Brief:
Your task is to write out only the lines running from the line with "Generate a Python" to the line with "return xx, [k * v + b for v in xx]", both ends kept, with no images.
═══
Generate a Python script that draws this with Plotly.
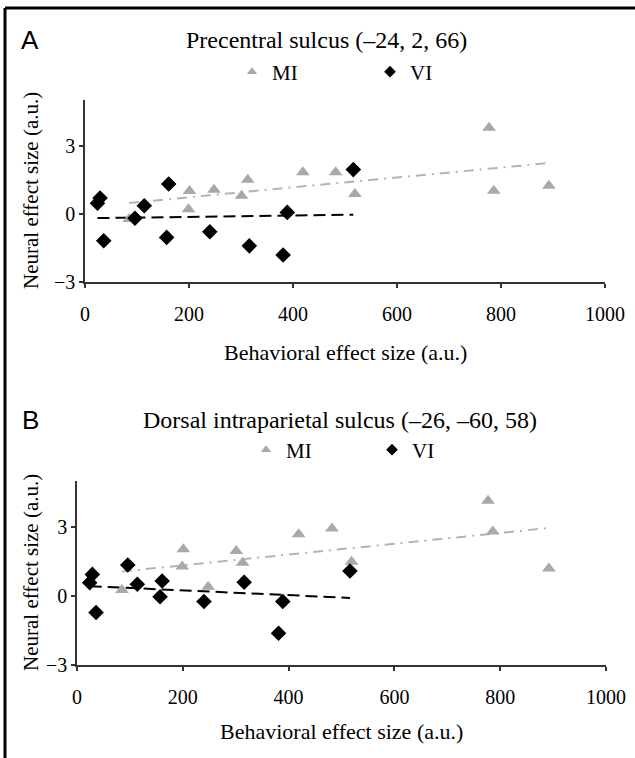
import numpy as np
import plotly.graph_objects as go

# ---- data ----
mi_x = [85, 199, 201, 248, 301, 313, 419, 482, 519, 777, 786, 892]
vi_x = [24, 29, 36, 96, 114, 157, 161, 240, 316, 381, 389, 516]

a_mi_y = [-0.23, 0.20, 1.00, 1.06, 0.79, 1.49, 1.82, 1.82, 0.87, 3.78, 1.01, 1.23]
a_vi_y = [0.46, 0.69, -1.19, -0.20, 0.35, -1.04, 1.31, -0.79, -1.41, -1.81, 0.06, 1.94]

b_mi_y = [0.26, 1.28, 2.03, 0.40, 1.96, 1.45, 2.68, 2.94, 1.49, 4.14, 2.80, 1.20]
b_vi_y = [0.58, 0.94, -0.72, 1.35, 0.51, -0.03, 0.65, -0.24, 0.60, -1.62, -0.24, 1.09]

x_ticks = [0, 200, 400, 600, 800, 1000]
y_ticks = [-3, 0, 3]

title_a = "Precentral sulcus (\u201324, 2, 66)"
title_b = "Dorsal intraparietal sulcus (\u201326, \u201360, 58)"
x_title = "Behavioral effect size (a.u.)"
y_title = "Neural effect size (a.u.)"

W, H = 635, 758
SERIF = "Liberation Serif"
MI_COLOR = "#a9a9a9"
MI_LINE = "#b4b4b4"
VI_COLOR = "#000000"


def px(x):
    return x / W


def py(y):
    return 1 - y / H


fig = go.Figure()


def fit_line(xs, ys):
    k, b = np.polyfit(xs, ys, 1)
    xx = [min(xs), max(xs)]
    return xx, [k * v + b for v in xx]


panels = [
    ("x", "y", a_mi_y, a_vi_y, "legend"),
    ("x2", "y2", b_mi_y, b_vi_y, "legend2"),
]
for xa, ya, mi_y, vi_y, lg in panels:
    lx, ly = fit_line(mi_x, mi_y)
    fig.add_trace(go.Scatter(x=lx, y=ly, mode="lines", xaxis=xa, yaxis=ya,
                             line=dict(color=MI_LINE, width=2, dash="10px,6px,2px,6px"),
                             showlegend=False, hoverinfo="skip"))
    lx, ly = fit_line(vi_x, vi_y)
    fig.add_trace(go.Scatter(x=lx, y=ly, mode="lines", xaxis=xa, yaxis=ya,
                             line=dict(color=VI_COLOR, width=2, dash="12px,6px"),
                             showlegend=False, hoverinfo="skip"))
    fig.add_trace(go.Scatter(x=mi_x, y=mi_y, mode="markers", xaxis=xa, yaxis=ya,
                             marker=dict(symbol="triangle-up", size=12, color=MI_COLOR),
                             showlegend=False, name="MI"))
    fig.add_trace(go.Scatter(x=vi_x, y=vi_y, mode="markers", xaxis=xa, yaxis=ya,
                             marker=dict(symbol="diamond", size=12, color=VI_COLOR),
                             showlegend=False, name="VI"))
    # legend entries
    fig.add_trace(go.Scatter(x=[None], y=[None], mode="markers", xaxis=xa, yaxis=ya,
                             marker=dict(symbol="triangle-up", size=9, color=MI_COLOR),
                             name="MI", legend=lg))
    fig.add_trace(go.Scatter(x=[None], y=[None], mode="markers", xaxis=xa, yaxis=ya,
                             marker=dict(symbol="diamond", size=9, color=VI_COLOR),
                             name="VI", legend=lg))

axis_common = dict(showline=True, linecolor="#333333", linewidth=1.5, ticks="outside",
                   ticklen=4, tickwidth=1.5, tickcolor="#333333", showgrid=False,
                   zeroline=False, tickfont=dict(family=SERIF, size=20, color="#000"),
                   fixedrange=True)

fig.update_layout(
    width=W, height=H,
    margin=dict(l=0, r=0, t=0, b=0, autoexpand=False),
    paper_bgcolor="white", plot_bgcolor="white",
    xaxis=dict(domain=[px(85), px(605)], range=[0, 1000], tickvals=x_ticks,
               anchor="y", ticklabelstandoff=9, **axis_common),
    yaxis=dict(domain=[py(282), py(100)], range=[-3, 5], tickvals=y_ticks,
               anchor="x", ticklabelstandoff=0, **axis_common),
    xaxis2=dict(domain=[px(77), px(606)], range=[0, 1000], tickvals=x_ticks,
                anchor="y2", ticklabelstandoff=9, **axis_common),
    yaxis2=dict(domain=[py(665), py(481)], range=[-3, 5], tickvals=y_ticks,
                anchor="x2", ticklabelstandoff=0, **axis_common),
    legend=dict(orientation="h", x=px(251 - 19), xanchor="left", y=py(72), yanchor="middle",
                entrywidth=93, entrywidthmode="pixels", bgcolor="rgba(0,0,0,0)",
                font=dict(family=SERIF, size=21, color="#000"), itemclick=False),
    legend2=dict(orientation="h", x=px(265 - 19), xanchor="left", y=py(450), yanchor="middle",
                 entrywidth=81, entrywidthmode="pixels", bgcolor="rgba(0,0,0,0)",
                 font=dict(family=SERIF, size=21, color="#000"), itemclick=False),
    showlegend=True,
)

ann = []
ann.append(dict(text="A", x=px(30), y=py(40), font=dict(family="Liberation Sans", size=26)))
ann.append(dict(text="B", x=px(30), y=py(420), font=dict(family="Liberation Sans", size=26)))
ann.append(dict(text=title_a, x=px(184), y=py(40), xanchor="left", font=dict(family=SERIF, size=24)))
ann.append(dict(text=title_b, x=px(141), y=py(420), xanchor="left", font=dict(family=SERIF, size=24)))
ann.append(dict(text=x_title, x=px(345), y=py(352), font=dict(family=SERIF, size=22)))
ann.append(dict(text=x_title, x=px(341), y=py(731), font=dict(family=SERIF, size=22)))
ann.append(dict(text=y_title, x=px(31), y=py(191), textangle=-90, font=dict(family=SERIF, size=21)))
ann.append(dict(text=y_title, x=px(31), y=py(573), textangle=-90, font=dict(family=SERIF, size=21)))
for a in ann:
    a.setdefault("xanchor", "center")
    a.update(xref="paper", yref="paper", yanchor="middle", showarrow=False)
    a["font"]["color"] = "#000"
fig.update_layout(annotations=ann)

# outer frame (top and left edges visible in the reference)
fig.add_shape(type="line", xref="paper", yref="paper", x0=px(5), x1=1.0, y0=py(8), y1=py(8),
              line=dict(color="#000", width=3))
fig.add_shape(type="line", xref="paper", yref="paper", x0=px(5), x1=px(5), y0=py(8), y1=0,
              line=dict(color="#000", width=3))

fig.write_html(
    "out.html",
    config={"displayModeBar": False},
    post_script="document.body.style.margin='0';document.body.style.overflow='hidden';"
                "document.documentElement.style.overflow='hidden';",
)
═══
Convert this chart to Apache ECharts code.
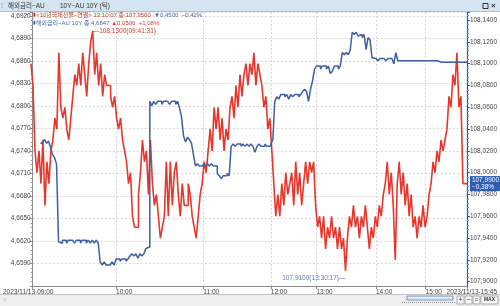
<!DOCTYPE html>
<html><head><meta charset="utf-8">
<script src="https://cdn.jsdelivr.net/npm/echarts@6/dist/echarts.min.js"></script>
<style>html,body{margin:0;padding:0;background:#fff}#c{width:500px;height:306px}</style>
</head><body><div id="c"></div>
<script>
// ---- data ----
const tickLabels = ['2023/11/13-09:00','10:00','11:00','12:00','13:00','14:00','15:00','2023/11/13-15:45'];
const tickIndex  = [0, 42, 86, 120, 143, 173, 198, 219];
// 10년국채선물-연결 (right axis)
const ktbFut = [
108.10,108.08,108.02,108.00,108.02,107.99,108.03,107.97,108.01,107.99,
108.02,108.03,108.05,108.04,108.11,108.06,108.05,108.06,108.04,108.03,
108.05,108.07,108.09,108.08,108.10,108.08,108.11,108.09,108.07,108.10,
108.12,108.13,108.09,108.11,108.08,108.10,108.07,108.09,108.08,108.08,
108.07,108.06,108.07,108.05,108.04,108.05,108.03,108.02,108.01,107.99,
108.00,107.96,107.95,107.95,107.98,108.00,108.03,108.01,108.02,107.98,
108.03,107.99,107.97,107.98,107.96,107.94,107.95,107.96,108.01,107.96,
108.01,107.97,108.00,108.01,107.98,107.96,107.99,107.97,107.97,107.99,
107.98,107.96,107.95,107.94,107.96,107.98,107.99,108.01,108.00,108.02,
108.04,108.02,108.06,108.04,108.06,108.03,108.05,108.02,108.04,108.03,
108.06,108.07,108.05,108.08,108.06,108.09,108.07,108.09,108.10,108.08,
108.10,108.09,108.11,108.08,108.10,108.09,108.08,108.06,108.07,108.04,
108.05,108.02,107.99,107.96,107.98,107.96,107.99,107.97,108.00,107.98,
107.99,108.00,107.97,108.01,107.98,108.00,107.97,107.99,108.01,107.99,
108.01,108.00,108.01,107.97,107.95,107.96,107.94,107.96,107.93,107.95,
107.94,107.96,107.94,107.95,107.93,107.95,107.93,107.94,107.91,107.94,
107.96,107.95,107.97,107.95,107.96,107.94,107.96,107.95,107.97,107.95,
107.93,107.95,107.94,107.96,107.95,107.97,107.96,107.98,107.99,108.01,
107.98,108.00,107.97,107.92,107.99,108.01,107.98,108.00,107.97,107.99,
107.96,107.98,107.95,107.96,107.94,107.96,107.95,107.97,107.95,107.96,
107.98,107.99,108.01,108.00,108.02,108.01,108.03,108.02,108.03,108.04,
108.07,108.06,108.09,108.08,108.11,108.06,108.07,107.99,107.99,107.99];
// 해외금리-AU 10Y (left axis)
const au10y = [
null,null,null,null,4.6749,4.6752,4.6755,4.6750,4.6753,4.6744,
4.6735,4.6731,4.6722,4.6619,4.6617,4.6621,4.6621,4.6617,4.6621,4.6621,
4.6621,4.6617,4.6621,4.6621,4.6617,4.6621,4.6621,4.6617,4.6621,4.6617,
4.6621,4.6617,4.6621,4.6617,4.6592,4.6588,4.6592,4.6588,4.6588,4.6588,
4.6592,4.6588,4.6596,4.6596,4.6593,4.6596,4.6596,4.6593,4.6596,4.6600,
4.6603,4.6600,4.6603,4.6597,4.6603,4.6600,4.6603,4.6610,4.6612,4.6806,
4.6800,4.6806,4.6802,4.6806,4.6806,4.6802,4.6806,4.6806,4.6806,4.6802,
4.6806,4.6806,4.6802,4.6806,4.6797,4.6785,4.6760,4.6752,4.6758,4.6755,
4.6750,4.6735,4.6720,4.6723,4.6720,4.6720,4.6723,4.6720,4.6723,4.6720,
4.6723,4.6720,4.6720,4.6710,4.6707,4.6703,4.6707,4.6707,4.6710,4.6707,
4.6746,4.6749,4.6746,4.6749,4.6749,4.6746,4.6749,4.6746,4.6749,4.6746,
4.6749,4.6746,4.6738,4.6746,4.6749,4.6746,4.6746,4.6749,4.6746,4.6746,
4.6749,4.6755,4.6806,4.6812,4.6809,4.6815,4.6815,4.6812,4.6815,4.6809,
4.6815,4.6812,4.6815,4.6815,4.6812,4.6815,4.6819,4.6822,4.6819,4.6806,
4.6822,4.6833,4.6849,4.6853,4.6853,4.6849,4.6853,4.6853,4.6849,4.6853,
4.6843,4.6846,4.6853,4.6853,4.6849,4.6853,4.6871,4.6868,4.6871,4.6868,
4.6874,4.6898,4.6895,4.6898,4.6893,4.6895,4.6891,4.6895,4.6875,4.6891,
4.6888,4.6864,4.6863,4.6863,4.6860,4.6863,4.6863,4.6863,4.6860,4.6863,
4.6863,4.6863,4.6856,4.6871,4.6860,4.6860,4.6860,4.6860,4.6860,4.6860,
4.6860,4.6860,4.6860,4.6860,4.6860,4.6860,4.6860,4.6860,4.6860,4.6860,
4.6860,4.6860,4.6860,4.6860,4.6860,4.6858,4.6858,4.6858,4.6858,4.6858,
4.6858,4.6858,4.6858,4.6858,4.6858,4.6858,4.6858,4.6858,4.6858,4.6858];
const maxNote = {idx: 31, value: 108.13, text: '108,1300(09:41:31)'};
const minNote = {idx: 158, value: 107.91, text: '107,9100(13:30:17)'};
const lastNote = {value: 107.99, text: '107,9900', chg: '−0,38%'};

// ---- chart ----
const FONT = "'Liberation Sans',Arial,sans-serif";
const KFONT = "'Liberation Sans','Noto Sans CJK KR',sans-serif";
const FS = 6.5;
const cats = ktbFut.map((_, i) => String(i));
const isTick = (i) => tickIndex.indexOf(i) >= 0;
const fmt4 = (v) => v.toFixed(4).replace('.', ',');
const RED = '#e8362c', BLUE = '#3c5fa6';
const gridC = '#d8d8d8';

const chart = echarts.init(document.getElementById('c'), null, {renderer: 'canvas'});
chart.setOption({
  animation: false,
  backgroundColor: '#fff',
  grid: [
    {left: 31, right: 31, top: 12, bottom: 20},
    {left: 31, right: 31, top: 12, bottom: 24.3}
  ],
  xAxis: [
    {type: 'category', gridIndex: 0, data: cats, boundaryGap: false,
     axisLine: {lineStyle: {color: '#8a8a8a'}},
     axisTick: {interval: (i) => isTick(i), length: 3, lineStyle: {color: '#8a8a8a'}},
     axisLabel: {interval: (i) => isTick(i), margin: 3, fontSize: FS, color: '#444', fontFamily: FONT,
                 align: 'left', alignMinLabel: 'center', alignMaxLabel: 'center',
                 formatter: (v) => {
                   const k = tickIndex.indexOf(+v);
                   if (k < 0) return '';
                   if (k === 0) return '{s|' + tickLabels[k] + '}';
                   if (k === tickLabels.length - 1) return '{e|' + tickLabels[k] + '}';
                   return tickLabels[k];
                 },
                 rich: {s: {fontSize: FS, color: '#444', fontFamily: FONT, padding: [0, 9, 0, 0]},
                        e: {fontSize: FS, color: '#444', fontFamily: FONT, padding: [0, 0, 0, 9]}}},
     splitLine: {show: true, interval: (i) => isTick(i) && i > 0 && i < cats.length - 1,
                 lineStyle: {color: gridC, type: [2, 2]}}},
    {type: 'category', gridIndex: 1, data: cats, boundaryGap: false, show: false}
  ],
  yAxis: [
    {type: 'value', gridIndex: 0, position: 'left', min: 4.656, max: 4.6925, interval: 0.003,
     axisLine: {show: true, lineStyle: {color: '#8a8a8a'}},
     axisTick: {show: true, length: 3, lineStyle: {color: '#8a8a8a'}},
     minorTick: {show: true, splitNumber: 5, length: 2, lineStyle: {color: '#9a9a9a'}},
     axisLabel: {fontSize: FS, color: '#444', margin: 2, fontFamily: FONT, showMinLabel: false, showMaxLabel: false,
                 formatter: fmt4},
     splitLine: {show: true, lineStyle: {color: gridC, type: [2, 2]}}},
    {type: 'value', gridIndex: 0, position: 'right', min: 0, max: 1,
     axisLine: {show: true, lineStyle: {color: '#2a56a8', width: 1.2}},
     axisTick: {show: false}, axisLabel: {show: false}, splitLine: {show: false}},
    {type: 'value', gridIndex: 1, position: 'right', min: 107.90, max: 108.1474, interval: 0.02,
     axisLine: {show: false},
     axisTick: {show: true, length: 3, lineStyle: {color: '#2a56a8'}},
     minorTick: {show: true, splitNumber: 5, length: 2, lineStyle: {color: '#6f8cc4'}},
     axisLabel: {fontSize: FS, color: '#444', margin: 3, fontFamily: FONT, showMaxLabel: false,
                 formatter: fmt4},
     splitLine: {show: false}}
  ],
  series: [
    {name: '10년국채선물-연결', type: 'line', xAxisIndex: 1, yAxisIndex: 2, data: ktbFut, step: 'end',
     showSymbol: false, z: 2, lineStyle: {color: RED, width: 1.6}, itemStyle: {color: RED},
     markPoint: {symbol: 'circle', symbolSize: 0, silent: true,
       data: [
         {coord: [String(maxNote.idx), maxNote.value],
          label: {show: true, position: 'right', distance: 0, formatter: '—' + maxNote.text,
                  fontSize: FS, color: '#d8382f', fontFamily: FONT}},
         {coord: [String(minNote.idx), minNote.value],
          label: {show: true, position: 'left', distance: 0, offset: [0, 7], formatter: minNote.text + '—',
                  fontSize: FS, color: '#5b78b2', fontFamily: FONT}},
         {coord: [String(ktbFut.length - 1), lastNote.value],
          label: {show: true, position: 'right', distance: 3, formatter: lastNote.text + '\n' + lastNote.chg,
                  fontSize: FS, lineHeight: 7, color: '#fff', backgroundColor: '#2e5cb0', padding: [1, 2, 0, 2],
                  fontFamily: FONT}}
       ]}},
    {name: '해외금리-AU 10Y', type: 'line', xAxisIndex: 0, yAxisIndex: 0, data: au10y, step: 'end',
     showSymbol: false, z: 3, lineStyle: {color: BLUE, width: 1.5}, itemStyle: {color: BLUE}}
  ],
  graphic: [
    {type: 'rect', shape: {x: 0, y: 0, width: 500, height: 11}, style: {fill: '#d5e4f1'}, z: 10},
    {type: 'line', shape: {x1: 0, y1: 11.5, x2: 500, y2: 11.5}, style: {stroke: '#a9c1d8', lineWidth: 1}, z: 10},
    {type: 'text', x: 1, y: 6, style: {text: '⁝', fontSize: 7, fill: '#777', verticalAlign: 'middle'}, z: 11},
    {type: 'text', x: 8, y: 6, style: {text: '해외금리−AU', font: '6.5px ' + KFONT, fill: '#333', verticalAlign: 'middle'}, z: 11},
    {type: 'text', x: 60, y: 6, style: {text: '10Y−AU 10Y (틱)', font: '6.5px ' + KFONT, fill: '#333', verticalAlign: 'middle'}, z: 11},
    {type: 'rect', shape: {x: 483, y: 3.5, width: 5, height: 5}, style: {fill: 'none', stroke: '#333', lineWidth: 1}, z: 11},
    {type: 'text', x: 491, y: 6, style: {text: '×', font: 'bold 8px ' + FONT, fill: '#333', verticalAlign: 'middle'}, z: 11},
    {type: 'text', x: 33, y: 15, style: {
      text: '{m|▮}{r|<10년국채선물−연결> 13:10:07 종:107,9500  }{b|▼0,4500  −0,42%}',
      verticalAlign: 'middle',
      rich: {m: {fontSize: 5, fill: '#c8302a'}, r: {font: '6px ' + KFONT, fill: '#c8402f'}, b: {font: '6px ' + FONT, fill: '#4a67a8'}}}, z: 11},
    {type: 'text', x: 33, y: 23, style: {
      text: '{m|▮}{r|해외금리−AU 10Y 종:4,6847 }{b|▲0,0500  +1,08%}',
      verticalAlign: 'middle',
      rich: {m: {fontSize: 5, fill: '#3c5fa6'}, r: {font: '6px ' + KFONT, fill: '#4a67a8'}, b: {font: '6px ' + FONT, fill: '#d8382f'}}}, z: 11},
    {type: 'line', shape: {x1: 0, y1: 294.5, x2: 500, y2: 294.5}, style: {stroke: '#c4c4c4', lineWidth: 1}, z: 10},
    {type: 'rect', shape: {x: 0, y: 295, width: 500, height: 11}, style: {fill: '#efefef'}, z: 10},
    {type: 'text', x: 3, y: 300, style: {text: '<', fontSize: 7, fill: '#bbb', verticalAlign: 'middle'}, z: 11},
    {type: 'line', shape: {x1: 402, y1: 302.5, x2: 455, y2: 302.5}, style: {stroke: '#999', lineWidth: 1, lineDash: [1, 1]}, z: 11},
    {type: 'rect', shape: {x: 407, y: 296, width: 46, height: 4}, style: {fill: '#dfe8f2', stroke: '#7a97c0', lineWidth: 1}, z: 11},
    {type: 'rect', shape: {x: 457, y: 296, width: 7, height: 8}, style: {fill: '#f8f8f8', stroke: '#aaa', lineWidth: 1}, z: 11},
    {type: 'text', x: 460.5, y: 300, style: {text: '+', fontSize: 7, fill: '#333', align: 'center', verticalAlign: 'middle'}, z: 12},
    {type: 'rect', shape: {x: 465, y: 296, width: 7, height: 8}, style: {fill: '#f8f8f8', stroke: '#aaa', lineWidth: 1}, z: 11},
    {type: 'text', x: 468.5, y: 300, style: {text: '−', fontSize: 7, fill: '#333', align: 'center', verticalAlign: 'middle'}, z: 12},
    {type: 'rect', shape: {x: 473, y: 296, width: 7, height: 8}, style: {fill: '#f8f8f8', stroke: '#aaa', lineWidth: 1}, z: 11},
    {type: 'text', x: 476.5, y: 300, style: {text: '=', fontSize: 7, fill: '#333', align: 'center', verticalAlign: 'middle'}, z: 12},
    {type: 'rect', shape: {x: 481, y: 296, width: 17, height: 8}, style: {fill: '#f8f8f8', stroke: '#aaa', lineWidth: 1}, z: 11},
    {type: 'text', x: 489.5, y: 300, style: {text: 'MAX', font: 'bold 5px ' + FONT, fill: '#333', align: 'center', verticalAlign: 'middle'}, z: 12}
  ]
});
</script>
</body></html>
═══
Output below:
Generate a Python script that draws this with Plotly.
import numpy as np
import plotly.graph_objects as go

# ---- data ----
mi_x = [85, 199, 201, 248, 301, 313, 419, 482, 519, 777, 786, 892]
vi_x = [24, 29, 36, 96, 114, 157, 161, 240, 316, 381, 389, 516]

a_mi_y = [-0.23, 0.20, 1.00, 1.06, 0.79, 1.49, 1.82, 1.82, 0.87, 3.78, 1.01, 1.23]
a_vi_y = [0.46, 0.69, -1.19, -0.20, 0.35, -1.04, 1.31, -0.79, -1.41, -1.81, 0.06, 1.94]

b_mi_y = [0.26, 1.28, 2.03, 0.40, 1.96, 1.45, 2.68, 2.94, 1.49, 4.14, 2.80, 1.20]
b_vi_y = [0.58, 0.94, -0.72, 1.35, 0.51, -0.03, 0.65, -0.24, 0.60, -1.62, -0.24, 1.09]

x_ticks = [0, 200, 400, 600, 800, 1000]
y_ticks = [-3, 0, 3]

title_a = "Precentral sulcus (\u201324, 2, 66)"
title_b = "Dorsal intraparietal sulcus (\u201326, \u201360, 58)"
x_title = "Behavioral effect size (a.u.)"
y_title = "Neural effect size (a.u.)"

W, H = 635, 758
SERIF = "Liberation Serif"
MI_COLOR = "#a9a9a9"
MI_LINE = "#b4b4b4"
VI_COLOR = "#000000"


def px(x):
    return x / W


def py(y):
    return 1 - y / H


fig = go.Figure()


def fit_line(xs, ys):
    k, b = np.polyfit(xs, ys, 1)
    xx = [min(xs), max(xs)]
    return xx, [k * v + b for v in xx]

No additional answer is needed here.